A Ferney, 23 Septembre 1771.

 

 

          Je n’ai pas été assez impudent pour oser interrompre mon héros dans son expédition de Bordeaux ; mais s’il a un moment de loisir, qu’il me permette de l’ennuyer de mes remerciements pour la bonté qu’il a eue dans mes petites affaires avec les héritiers de madame la princesse de Guise, et avec mon héros lui-même.

 

          Vous avez de plus, monseigneur, la bonté de me protéger auprès de M. le duc d’Aiguillon. Je ne savais pas, quand j’eus l’honneur de vous écrire, qu’il fût enfin décidé que Versoix, dont il était question, serait entièrement dans le département de M. le duc de La Vrillière. Je l’apprends, et je me restreins à demander les bontés de M. le duc d’Aiguillon pour la colonie que j’ai établie.
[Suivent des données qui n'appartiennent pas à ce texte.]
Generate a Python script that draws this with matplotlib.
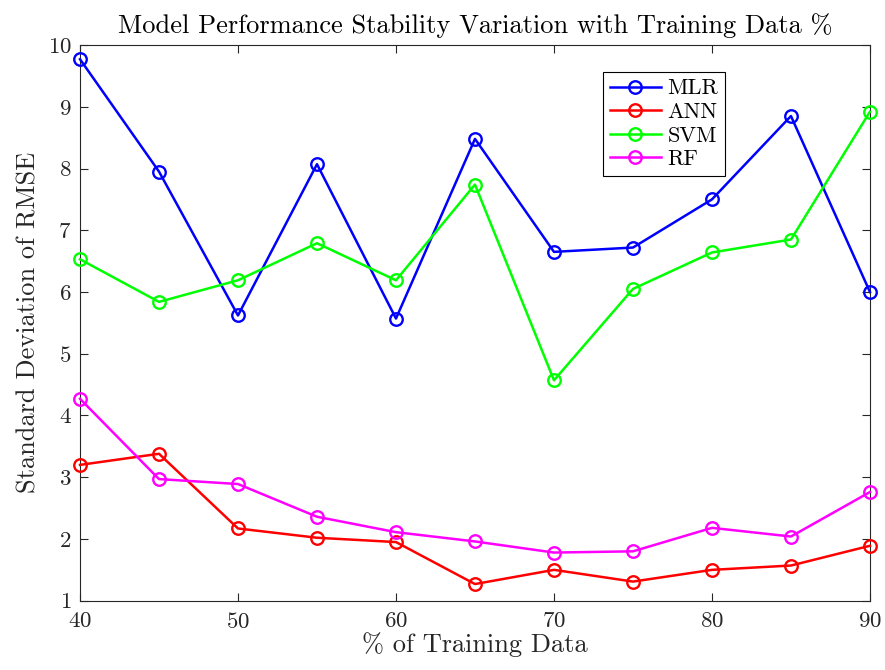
import matplotlib
matplotlib.use("Agg")
import matplotlib.pyplot as plt

plt.rcParams['font.family'] = ['cmr10', 'DejaVu Serif']
plt.rcParams['mathtext.fontset'] = 'cm'
plt.rcParams['axes.formatter.use_mathtext'] = True

train_pct = [40, 45, 50, 55, 60, 65, 70, 75, 80, 85, 90]
mlr = [9.77, 7.95, 5.62, 8.07, 5.57, 8.48, 6.65, 6.72, 7.50, 8.85, 6.00]
ann = [3.20, 3.38, 2.17, 2.02, 1.95, 1.27, 1.50, 1.31, 1.50, 1.57, 1.89]
svm = [6.53, 5.84, 6.19, 6.79, 6.19, 7.74, 4.57, 6.05, 6.64, 6.85, 8.92]
rf = [4.27, 2.97, 2.89, 2.36, 2.11, 1.96, 1.78, 1.80, 2.18, 2.04, 2.76]

series = [("MLR", mlr, (0, 0, 1)), ("ANN", ann, (1, 0, 0)),
          ("SVM", svm, (0, 1, 0)), ("RF", rf, (1, 0, 1))]

fig = plt.figure(figsize=(8.85, 6.7), dpi=100)
ax = fig.add_axes([0.0904, 0.1034, 0.8926, 0.8294])

for name, vals, col in series:
    ax.plot(train_pct, vals, '-o', color=col, lw=1.8, ms=9, mfc='none',
            mew=1.7, label=name, clip_on=False, zorder=3)

ax.set_xlim(40, 90)
ax.set_ylim(1, 10)
ax.set_xticks([40, 50, 60, 70, 80, 90])
ax.set_yticks(range(1, 11))

axis_col = (0.15, 0.15, 0.15)
for s in ax.spines.values():
    s.set_color(axis_col)
    s.set_linewidth(0.8)
ax.tick_params(direction='in', top=True, right=True, length=6, width=0.8,
               colors=axis_col, labelsize=16.5, labelcolor=axis_col)
ax.tick_params(axis='x', pad=8)
ax.tick_params(axis='y', pad=6)

ax.set_xlabel('% of Training Data', fontsize=19, color=axis_col, labelpad=0)
ax.set_ylabel('Standard Deviation of RMSE', fontsize=19, color=axis_col, labelpad=5)
ax.set_title('Model Performance Stability Variation with Training Data %',
             fontsize=19, color='black', pad=9)

leg = ax.legend(loc='upper left', bbox_to_anchor=(0.662, 0.951), fontsize=16,
                frameon=True, fancybox=False, edgecolor='black', framealpha=1,
                handlelength=2.3, borderpad=0.3, labelspacing=0.18,
                handletextpad=0.3, borderaxespad=0)
leg.get_frame().set_linewidth(0.8)

fig.savefig('out.png', dpi=100)
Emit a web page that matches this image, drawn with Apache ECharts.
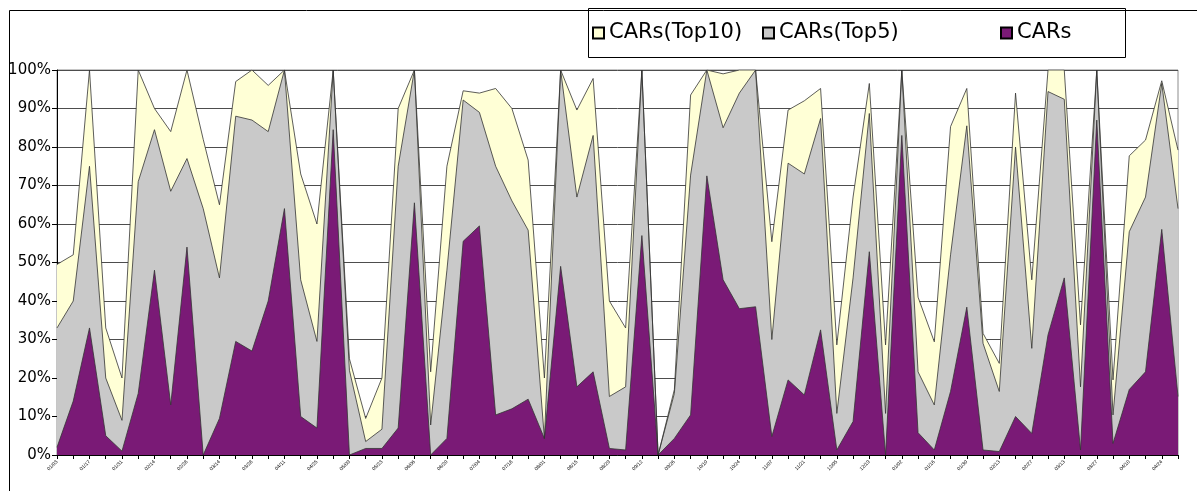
<!DOCTYPE html>
<html>
<head>
<meta charset="utf-8">
<title>CARs</title>
<script src="https://cdn.jsdelivr.net/npm/echarts@6/dist/echarts.min.js"></script>
<style>
  html, body { margin: 0; padding: 0; background: #fff; }
  #chart { width: 1197px; height: 491px; }
</style>
</head>
<body>
<div id="chart"></div>
<script>
// week labels (tiny in the original, barely readable)
var weeks = ['01/03','01/10','01/17','01/24','01/31','02/07','02/14','02/21','02/28','03/07',
  '03/14','03/21','03/28','04/04','04/11','04/18','04/25','05/02','05/09','05/16',
  '05/23','05/30','06/06','06/13','06/20','06/27','07/04','07/11','07/18','07/25',
  '08/01','08/08','08/15','08/22','08/29','09/05','09/12','09/19','09/26','10/03',
  '10/10','10/17','10/24','10/31','11/07','11/14','11/21','11/28','12/05','12/12',
  '12/19','12/26','01/02','01/09','01/16','01/23','01/30','02/06','02/13','02/20',
  '02/27','03/06','03/13','03/20','03/27','04/03','04/10','04/17','04/24','05/01'];

// share in percent
var carsTop10 = [49.5, 52, 100, 33, 20, 100, 90, 84, 100, 82,
  65, 97, 100, 96, 100, 73, 60, 100, 25, 9.5,
  20, 90, 100, 21.6, 75, 94.6, 94, 95.2, 90, 76.6,
  20, 100, 89.6, 97.8, 40, 33, 100, 0, 17, 93.5,
  100, 99, 100, 100, 55.4, 89.6, 92, 95.2, 28.6, 67,
  96.5, 28.6, 100, 41, 29.4, 85.3, 95.2, 31.6, 23.8, 94,
  45.5, 100, 100, 33.8, 100, 19.5, 77.7, 81.8, 97.2, 79.2];

var carsTop5 = [33, 40, 75, 20, 9, 71, 84.5, 68.5, 77, 64,
  46, 88, 87, 84, 100, 45.5, 29.5, 100, 22, 3.5,
  6.7, 75, 100, 7.8, 48, 92.2, 89, 75, 66, 58.4,
  4.3, 100, 67, 83, 15.2, 17.7, 100, 0, 16, 72.7,
  100, 85, 94, 100, 30, 75.8, 73, 87.4, 10.8, 46,
  88.7, 10.8, 100, 21.6, 13, 52, 85.5, 29, 16.5, 80,
  27.7, 94.4, 92.4, 17.7, 100, 10.4, 58, 67, 96.5, 64];

var cars = [2, 14, 33, 5, 1, 16, 48, 13, 54, 0,
  9.5, 29.5, 27, 40, 64, 10, 7, 84.5, 0, 1.7,
  1.7, 7, 65.5, 0, 4.3, 55.5, 59.5, 10.4, 12, 14.5,
  4.3, 49, 17.7, 21.6, 1.7, 1.3, 57, 0, 4.3, 10.4,
  72.5, 45.5, 38, 38.5, 4.8, 19.5, 15.6, 32.5, 1.3, 8.7,
  52.8, 0, 83, 5.8, 1.3, 16.5, 38.4, 1.3, 0.9, 10,
  5.6, 31.2, 46, 1.3, 87, 3, 17, 21.6, 58.6, 15.2];

var chart = echarts.init(document.getElementById('chart'));

function areaSeries(name, data, color) {
  return {
    name: name,
    type: 'line',
    data: data,
    symbol: 'none',
    smooth: false,
    lineStyle: { color: '#333', width: 0.8 },
    areaStyle: { color: color, opacity: 1 },
    itemStyle: { color: color, borderColor: '#000', borderWidth: 1 },
    emphasis: { disabled: true },
    animation: false
  };
}

function legendAt(name, left) {
  return {
    data: [name],
    left: left,
    top: 22,
    padding: 0,
    icon: 'rect',
    itemWidth: 11,
    itemHeight: 11,
    itemGap: 0,
    textStyle: { fontFamily: 'DejaVu Sans', fontSize: 21, color: '#000', lineHeight: 22 }
  };
}

var option = {
  backgroundColor: '#fff',
  animation: false,
  grid: {
    left: 57, right: 19, top: 70, bottom: 36,
    show: true, borderColor: '#8c8c8c', borderWidth: 1
  },
  legend: [
    legendAt('CARs(Top10)', 592),
    legendAt('CARs(Top5)', 762),
    legendAt('CARs', 1000)
  ],
  graphic: [
    // chart frame
    { type: 'rect', left: 7, top: 8, shape: { width: 1200, height: 500 },
      style: { fill: 'none', stroke: '#000', lineWidth: 1 }, silent: true },
    // legend frame
    { type: 'rect', left: 588, top: 8, shape: { width: 537, height: 49 },
      style: { fill: '#fff', stroke: '#000', lineWidth: 1 }, silent: true, z: -1 }
  ],
  xAxis: {
    type: 'category',
    data: weeks,
    boundaryGap: false,
    axisLine: { lineStyle: { color: '#000', width: 1 } },
    axisTick: { show: true, interval: 0, length: 4, lineStyle: { color: '#000' } },
    axisLabel: { interval: 1, rotate: 45, fontSize: 5, color: '#000', margin: 6, fontFamily: 'Liberation Sans' },
    splitLine: { show: false }
  },
  yAxis: {
    type: 'value',
    min: 0,
    max: 100,
    interval: 10,
    axisLine: { show: true, lineStyle: { color: '#000', width: 1 } },
    axisTick: { show: true, length: 5, lineStyle: { color: '#000' } },
    axisLabel: { formatter: '{value}%', fontFamily: 'DejaVu Sans', fontSize: 15, color: '#000', margin: 6 },
    splitLine: { show: true, lineStyle: { color: '#4d4d4d', width: 1 } }
  },
  series: [
    areaSeries('CARs(Top10)', carsTop10, '#ffffd6'),
    areaSeries('CARs(Top5)', carsTop5, '#c9c9c9'),
    areaSeries('CARs', cars, '#7a1a76')
  ]
};

chart.setOption(option);
</script>
</body>
</html>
Elle est assez considérable pour attirer l’attention du ministère, et pour mériter sa protection dans le pays étranger. Son commerce est déjà très étendu ; elle travaille avec succès, et ne demande ni ne demandera aucun secours d’argent à M. l’abbé Terray. Je désire seulement qu’on daigne la recommander à Paris à M. d’Ogny, intendant général des postes, et, en Espagne, à M. le marquis d’Ossun, qui nous ont rendu déjà tous les bons offices possibles, et que je craindrai encore moins d’importuner, quand ils sauront que le ministre des affaires étrangères veut bien me protéger.

 

          J’ai été entraîné dans cette entreprise assez grande par les circonstances presque forcées où je me suis trouvé, et je ne demande, pour assurer nos succès, que ces bontés générales qui ne compromettent personne.

 

          C’est dans cet esprit que j’écris à M. le duc d’Aiguillon, et que je me renomme de vous dans ma lettre ; j’espère que vous ne me démentirez pas. Il ne s’agit, encore une fois, que de me recommander à M. le marquis d’Ossun et à M. d’Ogny. Si vous voulez bien lui en écrire un petit mot, je vous en aurai beaucoup d’obligation.

 

          Je vous demande bien pardon de vous fatiguer de cette bagatelle ; mais après tout, c’est un objet de commerce intéressant pour l’Etat, et qui augmente la population d’une province. Vous êtes si accoutumé à faire du bien dans celles que vous gouvernez, que vous ne trouverez pas ma requête mal placée.

 

          Conservez vos bontés, monseigneur, à votre plus ancien courtisan, qui vous sera attaché avec le plus tendre respect jusqu’au dernier moment de sa vie.